The $4 billion settlement is a fraction of the $41 billion that BP estimates the spill will eventually cost. The comparison isn’t quite right, since that number includes BP’s legal bills, voluntary initiatives and estimates of fines, which are excluded from the settlements. BP is also getting less than the $6.1 billion it had billed Anadarko so far. But it is still more than BP received from Mitsui. Had Anadarko paid in the same proportion as the Japanese, BP would only have received about $2.7 billion.
Together, BP now has $5 billion more in cash to pay for the spill. Yet the really critical question still hangs. Was BP grossly negligent under the Clean Water Act? If it was, potential fines could be over $17 billion. That particular legal battle starts next year in a New Orleans court, where all the claims will be decided. It is not clear how long it will last, but is likely drag until 2013 at least.
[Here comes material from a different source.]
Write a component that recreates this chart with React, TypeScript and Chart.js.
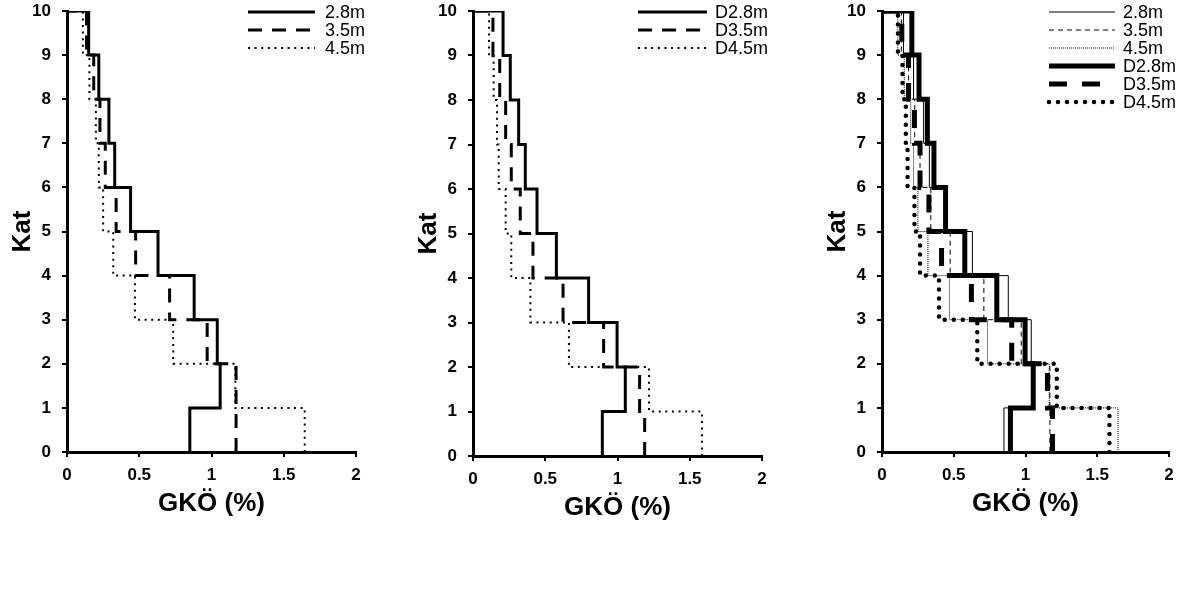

The fact that Anadarko has dropped these allegations of gross negligence suggests the burden of blame, if it comes to that, will be shared. That, as much as the cash involved, led BP shares upward. Investors may also be betting that BP will extract some cash from two key contractors involved in the well construction and rig equipment – Transocean and Halliburton. So is Anadarko: it has asked for a portion of the claims recovered by BP from third parties.
Some welcome clarity is beginning to emerge from the inevitable legal wrangling that resulted from the Macondo spill. But the troubles, all round, are far from being settled.